Task instructions
Read the data and repeat it in full, exactly.
** START **
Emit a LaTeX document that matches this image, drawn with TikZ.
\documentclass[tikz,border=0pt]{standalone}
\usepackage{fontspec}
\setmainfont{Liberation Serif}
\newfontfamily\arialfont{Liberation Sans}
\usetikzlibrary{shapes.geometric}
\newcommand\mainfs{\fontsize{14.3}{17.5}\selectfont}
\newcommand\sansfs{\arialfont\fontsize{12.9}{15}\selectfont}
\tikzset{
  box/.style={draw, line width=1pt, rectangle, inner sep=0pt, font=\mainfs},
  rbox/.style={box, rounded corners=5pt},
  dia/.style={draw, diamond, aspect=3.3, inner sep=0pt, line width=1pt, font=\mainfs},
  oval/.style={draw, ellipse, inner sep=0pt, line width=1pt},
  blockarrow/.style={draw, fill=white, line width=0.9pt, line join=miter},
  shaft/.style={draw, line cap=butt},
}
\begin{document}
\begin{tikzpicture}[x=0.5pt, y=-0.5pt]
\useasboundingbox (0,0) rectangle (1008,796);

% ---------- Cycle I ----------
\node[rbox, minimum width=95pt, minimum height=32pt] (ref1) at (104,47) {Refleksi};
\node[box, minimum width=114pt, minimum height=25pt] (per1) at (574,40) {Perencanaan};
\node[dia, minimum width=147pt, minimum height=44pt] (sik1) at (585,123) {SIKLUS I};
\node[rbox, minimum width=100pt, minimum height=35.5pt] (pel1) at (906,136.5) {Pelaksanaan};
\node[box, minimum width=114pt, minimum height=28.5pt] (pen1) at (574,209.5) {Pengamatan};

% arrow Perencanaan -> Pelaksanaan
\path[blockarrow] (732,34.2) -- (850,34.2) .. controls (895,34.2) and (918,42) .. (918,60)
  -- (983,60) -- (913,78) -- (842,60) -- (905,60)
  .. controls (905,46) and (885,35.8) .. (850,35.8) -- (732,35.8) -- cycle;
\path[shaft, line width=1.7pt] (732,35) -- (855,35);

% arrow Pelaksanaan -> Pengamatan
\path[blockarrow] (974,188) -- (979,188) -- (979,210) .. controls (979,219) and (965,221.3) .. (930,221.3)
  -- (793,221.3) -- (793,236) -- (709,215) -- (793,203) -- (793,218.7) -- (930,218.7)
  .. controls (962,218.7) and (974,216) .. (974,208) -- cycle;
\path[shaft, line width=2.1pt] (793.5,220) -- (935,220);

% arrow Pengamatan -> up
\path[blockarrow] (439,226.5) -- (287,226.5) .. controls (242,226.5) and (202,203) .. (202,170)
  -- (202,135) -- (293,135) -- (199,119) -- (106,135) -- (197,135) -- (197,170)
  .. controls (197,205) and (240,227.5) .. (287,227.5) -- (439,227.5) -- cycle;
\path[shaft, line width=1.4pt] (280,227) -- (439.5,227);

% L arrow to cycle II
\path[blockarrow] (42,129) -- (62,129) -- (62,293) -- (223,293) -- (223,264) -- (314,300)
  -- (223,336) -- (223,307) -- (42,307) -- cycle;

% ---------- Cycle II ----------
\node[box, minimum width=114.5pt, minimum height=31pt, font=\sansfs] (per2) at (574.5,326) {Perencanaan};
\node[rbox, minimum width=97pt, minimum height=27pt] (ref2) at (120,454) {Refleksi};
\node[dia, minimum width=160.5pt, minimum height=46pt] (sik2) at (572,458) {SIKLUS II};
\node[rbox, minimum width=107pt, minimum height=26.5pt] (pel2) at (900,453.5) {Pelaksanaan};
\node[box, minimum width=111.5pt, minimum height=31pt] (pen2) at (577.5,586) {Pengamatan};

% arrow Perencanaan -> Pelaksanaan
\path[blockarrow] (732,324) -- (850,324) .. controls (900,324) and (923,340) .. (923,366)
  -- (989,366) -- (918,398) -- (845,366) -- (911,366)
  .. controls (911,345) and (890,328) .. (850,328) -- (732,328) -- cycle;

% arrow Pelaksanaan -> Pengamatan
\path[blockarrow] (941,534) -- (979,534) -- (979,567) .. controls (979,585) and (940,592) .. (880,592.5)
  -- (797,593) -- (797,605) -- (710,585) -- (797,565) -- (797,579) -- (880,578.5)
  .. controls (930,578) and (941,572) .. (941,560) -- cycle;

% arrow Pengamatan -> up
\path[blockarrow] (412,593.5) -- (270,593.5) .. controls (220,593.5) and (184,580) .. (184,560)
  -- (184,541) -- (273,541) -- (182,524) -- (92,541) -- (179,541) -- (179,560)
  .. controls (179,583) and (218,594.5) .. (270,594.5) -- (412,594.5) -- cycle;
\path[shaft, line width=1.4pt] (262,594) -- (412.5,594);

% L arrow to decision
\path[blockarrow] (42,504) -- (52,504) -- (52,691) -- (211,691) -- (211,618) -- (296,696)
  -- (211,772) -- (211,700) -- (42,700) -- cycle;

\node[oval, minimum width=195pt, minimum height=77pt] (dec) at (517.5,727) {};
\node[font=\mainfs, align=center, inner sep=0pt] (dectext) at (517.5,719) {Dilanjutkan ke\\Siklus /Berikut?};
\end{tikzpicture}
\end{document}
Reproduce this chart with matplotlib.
** END **
Exercise result
Emit a LaTeX document that matches this image, drawn with TikZ.
\documentclass[tikz,border=0pt]{standalone}
\usepackage{fontspec}
\setmainfont{Liberation Serif}
\newfontfamily\arialfont{Liberation Sans}
\usetikzlibrary{shapes.geometric}
\newcommand\mainfs{\fontsize{14.3}{17.5}\selectfont}
\newcommand\sansfs{\arialfont\fontsize{12.9}{15}\selectfont}
\tikzset{
  box/.style={draw, line width=1pt, rectangle, inner sep=0pt, font=\mainfs},
  rbox/.style={box, rounded corners=5pt},
  dia/.style={draw, diamond, aspect=3.3, inner sep=0pt, line width=1pt, font=\mainfs},
  oval/.style={draw, ellipse, inner sep=0pt, line width=1pt},
  blockarrow/.style={draw, fill=white, line width=0.9pt, line join=miter},
  shaft/.style={draw, line cap=butt},
}
\begin{document}
\begin{tikzpicture}[x=0.5pt, y=-0.5pt]
\useasboundingbox (0,0) rectangle (1008,796);

% ---------- Cycle I ----------
\node[rbox, minimum width=95pt, minimum height=32pt] (ref1) at (104,47) {Refleksi};
\node[box, minimum width=114pt, minimum height=25pt] (per1) at (574,40) {Perencanaan};
\node[dia, minimum width=147pt, minimum height=44pt] (sik1) at (585,123) {SIKLUS I};
\node[rbox, minimum width=100pt, minimum height=35.5pt] (pel1) at (906,136.5) {Pelaksanaan};
\node[box, minimum width=114pt, minimum height=28.5pt] (pen1) at (574,209.5) {Pengamatan};

% arrow Perencanaan -> Pelaksanaan
\path[blockarrow] (732,34.2) -- (850,34.2) .. controls (895,34.2) and (918,42) .. (918,60)
  -- (983,60) -- (913,78) -- (842,60) -- (905,60)
  .. controls (905,46) and (885,35.8) .. (850,35.8) -- (732,35.8) -- cycle;
\path[shaft, line width=1.7pt] (732,35) -- (855,35);

% arrow Pelaksanaan -> Pengamatan
\path[blockarrow] (974,188) -- (979,188) -- (979,210) .. controls (979,219) and (965,221.3) .. (930,221.3)
  -- (793,221.3) -- (793,236) -- (709,215) -- (793,203) -- (793,218.7) -- (930,218.7)
  .. controls (962,218.7) and (974,216) .. (974,208) -- cycle;
\path[shaft, line width=2.1pt] (793.5,220) -- (935,220);

% arrow Pengamatan -> up
\path[blockarrow] (439,226.5) -- (287,226.5) .. controls (242,226.5) and (202,203) .. (202,170)
  -- (202,135) -- (293,135) -- (199,119) -- (106,135) -- (197,135) -- (197,170)
  .. controls (197,205) and (240,227.5) .. (287,227.5) -- (439,227.5) -- cycle;
\path[shaft, line width=1.4pt] (280,227) -- (439.5,227);

% L arrow to cycle II
\path[blockarrow] (42,129) -- (62,129) -- (62,293) -- (223,293) -- (223,264) -- (314,300)
  -- (223,336) -- (223,307) -- (42,307) -- cycle;

% ---------- Cycle II ----------
\node[box, minimum width=114.5pt, minimum height=31pt, font=\sansfs] (per2) at (574.5,326) {Perencanaan};
\node[rbox, minimum width=97pt, minimum height=27pt] (ref2) at (120,454) {Refleksi};
\node[dia, minimum width=160.5pt, minimum height=46pt] (sik2) at (572,458) {SIKLUS II};
\node[rbox, minimum width=107pt, minimum height=26.5pt] (pel2) at (900,453.5) {Pelaksanaan};
\node[box, minimum width=111.5pt, minimum height=31pt] (pen2) at (577.5,586) {Pengamatan};

% arrow Perencanaan -> Pelaksanaan
\path[blockarrow] (732,324) -- (850,324) .. controls (900,324) and (923,340) .. (923,366)
  -- (989,366) -- (918,398) -- (845,366) -- (911,366)
  .. controls (911,345) and (890,328) .. (850,328) -- (732,328) -- cycle;

% arrow Pelaksanaan -> Pengamatan
\path[blockarrow] (941,534) -- (979,534) -- (979,567) .. controls (979,585) and (940,592) .. (880,592.5)
  -- (797,593) -- (797,605) -- (710,585) -- (797,565) -- (797,579) -- (880,578.5)
  .. controls (930,578) and (941,572) .. (941,560) -- cycle;

% arrow Pengamatan -> up
\path[blockarrow] (412,593.5) -- (270,593.5) .. controls (220,593.5) and (184,580) .. (184,560)
  -- (184,541) -- (273,541) -- (182,524) -- (92,541) -- (179,541) -- (179,560)
  .. controls (179,583) and (218,594.5) .. (270,594.5) -- (412,594.5) -- cycle;
\path[shaft, line width=1.4pt] (262,594) -- (412.5,594);

% L arrow to decision
\path[blockarrow] (42,504) -- (52,504) -- (52,691) -- (211,691) -- (211,618) -- (296,696)
  -- (211,772) -- (211,700) -- (42,700) -- cycle;

\node[oval, minimum width=195pt, minimum height=77pt] (dec) at (517.5,727) {};
\node[font=\mainfs, align=center, inner sep=0pt] (dectext) at (517.5,719) {Dilanjutkan ke\\Siklus /Berikut?};
\end{tikzpicture}
\end{document}
Reproduce this chart with matplotlib.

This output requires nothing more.